Сокровища Валькирии: Стоящий у Солнца (Алексеев) - страница 59

– Шахтер?

– Да… Тут у всех одна болезнь. Соляные копи кругом, солеварни… Вот и грызет суставы. Как поход твой? Посмотрел?

– А что с глазами-то? – будто между прочим спросил Русинов.

– Вроде катаракта, сказал… Ослеп… Красивые у нас места!

Он отвечал неохотно: чувствовалось, пытается уйти от подобных разговоров, и Русинов подыграл ему:

– Места – слов нет! Хоть оставайся и живи.

Слепой скорее всего был в бане – деваться тут больше некуда, однако Русинов никак не мог найти причины, чтобы войти туда либо, напротив, выманить его на улицу.

– Пожалуй, я палатку сегодня поставлю, – сказал он. – Вон там, на горке.

– Что так? – озабоченно спросил пчеловод. – В избе-то лучше.

– Жарко, – признался Русинов. – Да и печь сегодня натоплена… Мне в палатке привычнее, свежий воздух…

– Ну, смотри, – сдержанно проронил Петр Григорьевич. – Жар костей не ломит…

– Да и больной же у тебя, – добавил Русинов. – Неловко место занимать.

– Больному место найдем, – неопределенно заметил пчеловод. – А ты иди под крышу. Вдруг ночью дождь или что…

– Мне дождь – не помеха! – засмеялся Русинов. – Ты посмотри на мою палатку!

Он понял, что путает какие-то планы пчеловода, и тем более решил спать на свежем воздухе: надо прояснить обстановку, узнать, что за «пермяк» поселился на пасеке. Палатка у него действительно была надежная – с надувным полом и крышей из прорезиненной ткани. Зато стенки в летнем варианте – легкие, сетчатые. Он установил ее на взгорке, чуть выше избы, откуда хорошо просматривались баня и речка, перегнал туда же машину и расположился на ночлег. Было уже темно, а пчеловод все еще хлопотал по хозяйству – подтапливал баню, относил туда белье, потом ловил пчел возле летков и, похоже, пользовал «пермяка» ядом. Угомонился лишь к полуночи, оставив больного в бане.

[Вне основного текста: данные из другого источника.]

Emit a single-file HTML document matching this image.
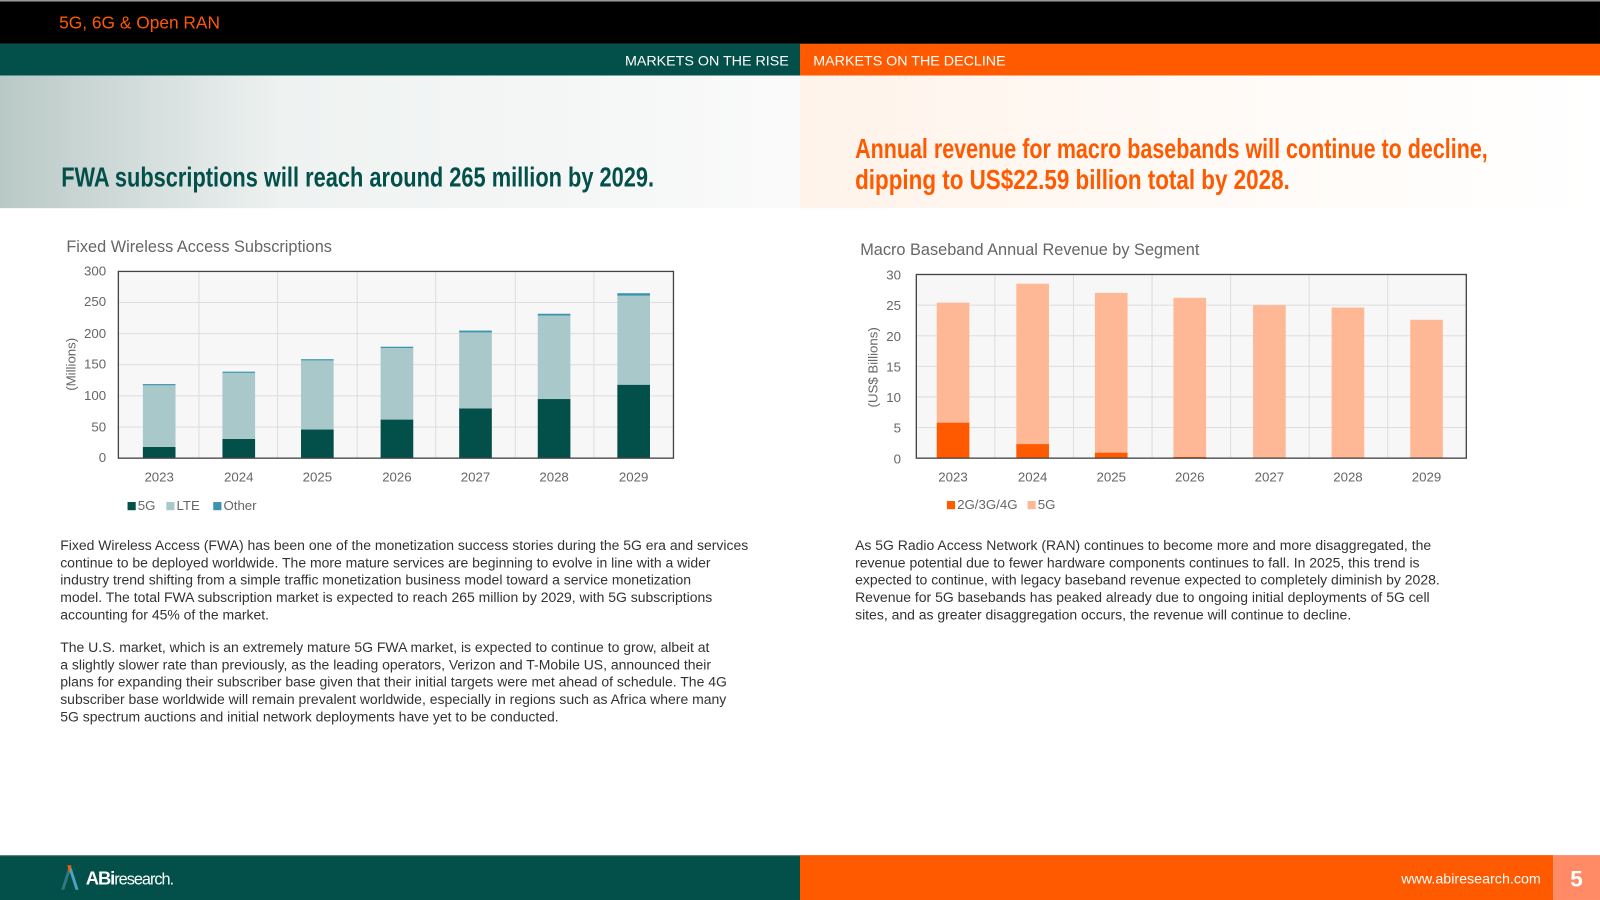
<!DOCTYPE html>
<html><head><meta charset="utf-8"><style>
html,body{margin:0;padding:0;background:#fff;}
body{width:1600px;height:900px;position:relative;overflow:hidden;font-family:"Liberation Sans",sans-serif;}
#w{position:absolute;left:0;top:0;width:1568px;height:882px;transform:scale(1.0204);transform-origin:0 0;}
.p{position:absolute;font-size:13.7px;line-height:17px;color:#333;letter-spacing:0;white-space:nowrap;}
</style></head><body><div id="w">
<svg width="1568" height="882" style="position:absolute;left:0;top:0" font-family="Liberation Sans, sans-serif">
<defs>
<linearGradient id="lg" x1="0" x2="1" y1="0" y2="0">
<stop offset="0" stop-color="#b9c9c6"/><stop offset="0.35" stop-color="#eef2f1"/><stop offset="1" stop-color="#fafafa"/></linearGradient>
<linearGradient id="rg" x1="0" x2="1"><stop offset="0" stop-color="#fff3ea"/><stop offset="0.5" stop-color="#fffaf6"/><stop offset="1" stop-color="#fff"/></linearGradient>
</defs>
<rect x="0" y="0" width="1568" height="43" fill="#000"/>
<rect x="0" y="0" width="1568" height="1.5" fill="#999"/>
<text x="58" y="28" fill="#ff5a00" font-size="17">5G, 6G &amp; Open RAN</text>
<rect x="0" y="43" width="784" height="31" fill="#03504a"/>
<rect x="784" y="43" width="784" height="31" fill="#ff5a00"/>
<text x="773" y="64" fill="#fff" font-size="14" text-anchor="end">MARKETS ON THE RISE</text>
<text x="797" y="64" fill="#fff" font-size="14">MARKETS ON THE DECLINE</text>
<rect x="0" y="74" width="784" height="130" fill="url(#lg)"/>
<rect x="784" y="74" width="784" height="130" fill="url(#rg)"/>
<text x="60" y="183" fill="#03504a" font-size="27" font-weight="bold" textLength="581" lengthAdjust="spacingAndGlyphs">FWA subscriptions will reach around 265 million by 2029.</text>
<text x="838" y="155" fill="#ff5a00" font-size="27" font-weight="bold" textLength="620" lengthAdjust="spacingAndGlyphs">Annual revenue for macro basebands will continue to decline,</text>
<text x="838" y="185" fill="#ff5a00" font-size="27" font-weight="bold" textLength="426" lengthAdjust="spacingAndGlyphs">dipping to US$22.59 billion total by 2028.</text>

<text x="65" y="247" fill="#666" font-size="16">Fixed Wireless Access Subscriptions</text>
<rect x="116" y="266" width="544" height="183" fill="#f7f7f7"/>
<g stroke="#ddd" stroke-width="1">
<line x1="116" x2="660" y1="296.5" y2="296.5"/><line x1="116" x2="660" y1="327" y2="327"/><line x1="116" x2="660" y1="357.5" y2="357.5"/><line x1="116" x2="660" y1="388" y2="388"/><line x1="116" x2="660" y1="418.5" y2="418.5"/>
<line x1="195" x2="195" y1="266" y2="449"/><line x1="272" x2="272" y1="266" y2="449"/><line x1="350" x2="350" y1="266" y2="449"/><line x1="427" x2="427" y1="266" y2="449"/><line x1="505" x2="505" y1="266" y2="449"/><line x1="582" x2="582" y1="266" y2="449"/>
</g>
<g id="bl"></g>
<rect x="116" y="266" width="544" height="183" fill="none" stroke="#444" stroke-width="1.3"/>
<g fill="#666" font-size="13" text-anchor="end">
<text x="104" y="270">300</text><text x="104" y="300">250</text><text x="104" y="331">200</text><text x="104" y="361">150</text><text x="104" y="392">100</text><text x="104" y="423">50</text><text x="104" y="453">0</text>
</g>
<text transform="translate(74,357) rotate(-90)" fill="#666" font-size="13" text-anchor="middle">(Millions)</text>
<g fill="#666" font-size="13" text-anchor="middle">
<text x="156" y="472">2023</text><text x="234" y="472">2024</text><text x="311" y="472">2025</text><text x="389" y="472">2026</text><text x="466" y="472">2027</text><text x="543" y="472">2028</text><text x="621" y="472">2029</text>
</g>
<rect x="125" y="492" width="8" height="8" fill="#03504a"/><text x="135" y="500" font-size="13" fill="#666">5G</text>
<rect x="163" y="492" width="8" height="8" fill="#a9c8c9"/><text x="173" y="500" font-size="13" fill="#666">LTE</text>
<rect x="209" y="492" width="8" height="8" fill="#3a94b0"/><text x="219" y="500" font-size="13" fill="#666">Other</text>

<text x="843" y="250" fill="#666" font-size="16">Macro Baseband Annual Revenue by Segment</text>
<rect x="898" y="269" width="539" height="180" fill="#f7f7f7"/>
<g stroke="#ddd" stroke-width="1">
<line x1="898" x2="1437" y1="299" y2="299"/><line x1="898" x2="1437" y1="329" y2="329"/><line x1="898" x2="1437" y1="359" y2="359"/><line x1="898" x2="1437" y1="389" y2="389"/><line x1="898" x2="1437" y1="419" y2="419"/>
<line x1="975" x2="975" y1="269" y2="449"/><line x1="1052" x2="1052" y1="269" y2="449"/><line x1="1129" x2="1129" y1="269" y2="449"/><line x1="1206" x2="1206" y1="269" y2="449"/><line x1="1283" x2="1283" y1="269" y2="449"/><line x1="1360" x2="1360" y1="269" y2="449"/>
</g>
<g id="br"></g>
<rect x="898" y="269" width="539" height="180" fill="none" stroke="#444" stroke-width="1.3"/>
<g fill="#666" font-size="13" text-anchor="end">
<text x="883" y="274">30</text><text x="883" y="304">25</text><text x="883" y="334">20</text><text x="883" y="364">15</text><text x="883" y="394">10</text><text x="883" y="424">5</text><text x="883" y="454">0</text>
</g>
<text transform="translate(860,360) rotate(-90)" fill="#666" font-size="13" text-anchor="middle">(US$ Billions)</text>
<g fill="#666" font-size="13" text-anchor="middle">
<text x="934" y="472">2023</text><text x="1012" y="472">2024</text><text x="1089" y="472">2025</text><text x="1166" y="472">2026</text><text x="1244" y="472">2027</text><text x="1321" y="472">2028</text><text x="1398" y="472">2029</text>
</g>
<rect x="928" y="491" width="8" height="8" fill="#ff5a00"/><text x="938" y="499" font-size="13" fill="#666">2G/3G/4G</text>
<rect x="1007" y="491" width="8" height="8" fill="#ffb896"/><text x="1017" y="499" font-size="13" fill="#666">5G</text>

<rect x="0" y="838" width="784" height="44" fill="#03504a"/>
<rect x="0" y="838" width="784" height="1" fill="#5a8a86"/>
<rect x="784" y="838" width="738" height="44" fill="#ff5a00"/>
<rect x="1522" y="838" width="46" height="44" fill="#ff8b66"/>
<path d="M60 872 L67 850 L70 850 L63 872Z" fill="#2f7a7f"/>
<path d="M67 850 L70 850 L77 872 L74 872Z" fill="#4fa3c1"/>
<path d="M66 848 L70 848 L68 856Z" fill="#ff5a00"/>
<text x="84" y="867" fill="#fff" font-size="18" font-weight="bold" letter-spacing="-1">ABi<tspan font-weight="normal" font-size="16">research.</tspan></text>
<text x="1510" y="866" fill="#fff" font-size="14" text-anchor="end">www.abiresearch.com</text>
<text x="1545" y="869" fill="#fff" font-size="22" font-weight="bold" text-anchor="middle">5</text>
</svg>
<script>
(function(){
var ns="http://www.w3.org/2000/svg";
function r(g,x,y,w,h,c){var e=document.createElementNS(ns,"rect");e.setAttribute("x",x);e.setAttribute("y",y);e.setAttribute("width",w);e.setAttribute("height",h);e.setAttribute("fill",c);g.appendChild(e);}
var g=document.getElementById("bl");
var cx=[156,234,311,389,466,543,621],a=[18,31,46,62,80,95,118],b=[117,137,157,177,202,229,261],c=[119,139,159,179,205,232,265];
function Y(v){return 449-v*183/300;}
for(var i=0;i<7;i++){r(g,cx[i]-16,Y(a[i]),32,449-Y(a[i]),"#03504a");r(g,cx[i]-16,Y(b[i]),32,Y(a[i])-Y(b[i]),"#a9c8c9");r(g,cx[i]-16,Y(c[i]),32,Y(b[i])-Y(c[i]),"#3a94b0");}
var h=document.getElementById("br");
var rx=[934,1012,1089,1166,1244,1321,1398],s=[5.8,2.3,0.9,0.2,0,0,0],t=[25.4,28.5,27,26.2,25,24.6,22.6];
function Z(v){return 449-v*6;}
for(var j=0;j<7;j++){r(h,rx[j]-16,Z(t[j]),32,Z(s[j])-Z(t[j]),"#ffb896");if(s[j]>0)r(h,rx[j]-16,Z(s[j]),32,449-Z(s[j]),"#ff5a00");}
})();
</script>
<div class="p" style="left:59px;top:526px;">Fixed Wireless Access (FWA) has been one of the monetization success stories during the 5G era and services<br>continue to be deployed worldwide. The more mature services are beginning to evolve in line with a wider<br>industry trend shifting from a simple traffic monetization business model toward a service monetization<br>model. The total FWA subscription market is expected to reach 265 million by 2029, with 5G subscriptions<br>accounting for 45% of the market.</div>
<div class="p" style="left:59px;top:626px;">The U.S. market, which is an extremely mature 5G FWA market, is expected to continue to grow, albeit at<br>a slightly slower rate than previously, as the leading operators, Verizon and T-Mobile US, announced their<br>plans for expanding their subscriber base given that their initial targets were met ahead of schedule. The 4G<br>subscriber base worldwide will remain prevalent worldwide, especially in regions such as Africa where many<br>5G spectrum auctions and initial network deployments have yet to be conducted.</div>
<div class="p" style="left:838px;top:526px;">As 5G Radio Access Network (RAN) continues to become more and more disaggregated, the<br>revenue potential due to fewer hardware components continues to fall. In 2025, this trend is<br>expected to continue, with legacy baseband revenue expected to completely diminish by 2028.<br>Revenue for 5G basebands has peaked already due to ongoing initial deployments of 5G cell<br>sites, and as greater disaggregation occurs, the revenue will continue to decline.</div>
</div></body></html>
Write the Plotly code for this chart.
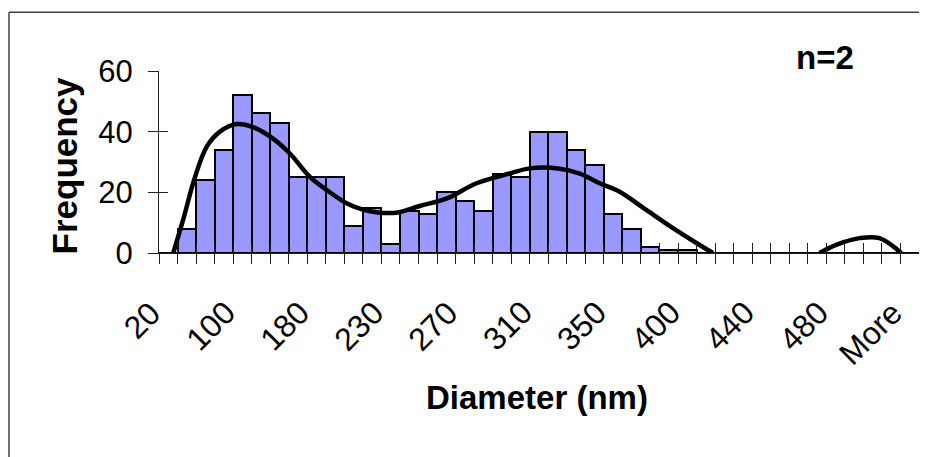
import plotly.graph_objects as go

# ---- data ----
bar_counts = [0, 8, 24, 34, 52, 46, 43, 25, 25, 25, 9, 15, 3, 14, 13, 20, 17, 14, 26, 25,
              40, 40, 34, 29, 13, 8, 2, 1, 1, 0, 0, 0, 0, 0, 0, 0, 0, 0, 0, 0, 0]
tick_labels = ["20", "100", "180", "230", "270", "310", "350", "400", "440", "480", "More"]
label_step = 4

# smooth fitted curve (x in category units, None = gap where curve is below 0)
curve_x = [0.27, 0.85, 1.39, 2.07, 2.79, 3.69, 4.57, 5.65, 6.56, 7.64, 8.54, 9.62, 10.5,
           11.41, 12.31, 13.57, 15.03, 16.63, 18.42, 19.5, 21.12, 22.2, 23.27, 24.35,
           25.79, 27.23, 28.49, 29.38, None, 35.13, 36.03, 37.29, 38.37, 39.54]
curve_y = [0, 12, 24, 35, 40, 42.5, 41.5, 37.7, 32.8, 25.1, 20.8, 16.4, 14.3,
           13.3, 13.3, 15.5, 18, 23, 26.2, 27.9, 27.8, 26.2, 23, 20.2,
           14.2, 8.2, 3.3, 0, None, 0, 2.7, 4.9, 4.9, 0]

y_ticks = [0, 20, 40, 60]

n_cat = len(bar_counts)
cat_x = list(range(n_cat))
boundaries = [i - 0.5 for i in range(n_cat + 1)]
label_pos = list(range(0, n_cat, label_step))
xr = [-0.5, n_cat - 0.5]
yr = [0, 60]

FONT = "Liberation Sans, Arial, sans-serif"
AX = "#202020"

fig = go.Figure()
fig.add_trace(go.Bar(x=cat_x, y=bar_counts, marker=dict(color="#9999FF",
                     line=dict(color="black", width=2)),
                     xaxis="x", yaxis="y", showlegend=False))
fig.add_trace(go.Scatter(x=curve_x, y=curve_y, mode="lines",
                         line=dict(color="black", width=4.5, shape="spline", smoothing=1.0),
                         connectgaps=False, xaxis="x", yaxis="y", showlegend=False))
fig.add_trace(go.Scatter(x=[], y=[], xaxis="x3", yaxis="y2", showlegend=False))

common = dict(showgrid=False, zeroline=False, automargin=False)

fig.update_layout(
    width=919, height=449,
    margin=dict(l=151, r=8, t=63, b=204),
    paper_bgcolor="white", plot_bgcolor="white",
    bargap=0,
    font=dict(family=FONT, size=31, color="black"),
    xaxis=dict(range=xr, tickmode="array", tickvals=boundaries, ticks="outside",
               ticklen=10, tickcolor=AX, tickwidth=1, showticklabels=False,
               showline=True, linecolor=AX, linewidth=1, **common),
    xaxis3=dict(range=xr, overlaying="x", anchor="y2", tickmode="array", tickvals=boundaries,
                ticks="inside", ticklen=10, tickcolor=AX, showticklabels=False,
                showline=False, **common),
    yaxis=dict(range=yr, tickmode="array", tickvals=y_ticks, ticks="outside", ticklen=10,
               tickcolor=AX, showline=True, linecolor=AX, linewidth=1,
               ticklabelstandoff=9, tickfont=dict(size=31), **common),
    yaxis2=dict(range=yr, overlaying="y", anchor="x3", side="left", tickmode="array",
                tickvals=y_ticks, ticks="inside", ticklen=9, tickcolor=AX,
                showticklabels=False, showline=False, **common),
)

# rotated category labels (Excel style: upper end of text just left of category centre)
for pos, lab in zip(label_pos, tick_labels):
    fig.add_annotation(text=lab, x=pos, y=0, xref="x", yref="y", textangle=-45,
                       showarrow=False, xanchor="right", yanchor="top",
                       xshift=1, yshift=-40, font=dict(size=32), borderpad=0)

fig.add_annotation(text="<b>Frequency</b>", xref="paper", yref="paper", x=-0.125, y=0.481,
                   textangle=-90, showarrow=False, font=dict(size=35),
                   xanchor="center", yanchor="middle")
fig.add_annotation(text="<b>Diameter (nm)</b>", xref="paper", yref="paper", x=0.497, y=-0.792,
                   showarrow=False, font=dict(size=33), xanchor="center", yanchor="middle")
fig.add_annotation(text="<b>n=2</b>", xref="paper", yref="paper", x=0.876, y=1.0765,
                   showarrow=False, font=dict(size=33), xanchor="center", yanchor="middle")

# chart-area frame (top and left edges visible)
fig.add_shape(type="line", xref="paper", yref="paper", x0=-0.1974, x1=1.03, y0=1.3224, y1=1.3224,
              line=dict(color="#404040", width=1.5))
fig.add_shape(type="line", xref="paper", yref="paper", x0=-0.1974, x1=-0.1974, y0=1.3224, y1=-1.2,
              line=dict(color="#404040", width=1.5))

fig.write_html("out.html")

Две лайки, мирные и лохматые, тоже побегали по косогорам и спрятались в подклете. Русинов вставил в прибор ночного видения свежий аккумулятор и тихо выбрался из палатки. Ночь была светлая, но лес и густой подлесок чернили землю. На чистых луговинах скрипели коростели, в прибрежных кустах бесконечно пели птицы, голоса которых было не различить в хоре, и где-то далеко, в молодых сосняках, трещал одинокий козодой. Трава была еще горячей, а в воздухе остро и повсеместно пахло нектаром. Окольным путем Русинов приблизился к бане и затаился возле берега. Внизу журчала вода, и позванивали редкие комары над ухом.

Русинов сидел возле бани уже около часа, когда неожиданно заметил Петра Григорьевича. Он неслышно вышел из дома и шел к его палатке: наблюдать за ним можно было и без прибора – на взгорке хватало света. Вот остановился возле машины, потом склонился к сетчатой стенке палатки и долго слушал, затем распахнул вход… Не прост был старый киноактер и философ! Прежде чем сделать какое-то свое дело, проверил, где гость. А гостя нет! Потому и не хотел отпускать из избы… Русинов неслышно отошел в темноту кустов и затаился, потому что Петр Григорьевич направился к бане. Остановился у чана, огляделся, негромко посвистел и снова прислушался. На свист прибежали собаки, завертелись у ног, а одна вдруг насторожилась, обернувшись к кустам, под которыми сидел Русинов. Пчеловод погладил ее, приласкал, пробормотал что-то и сунулся в баню.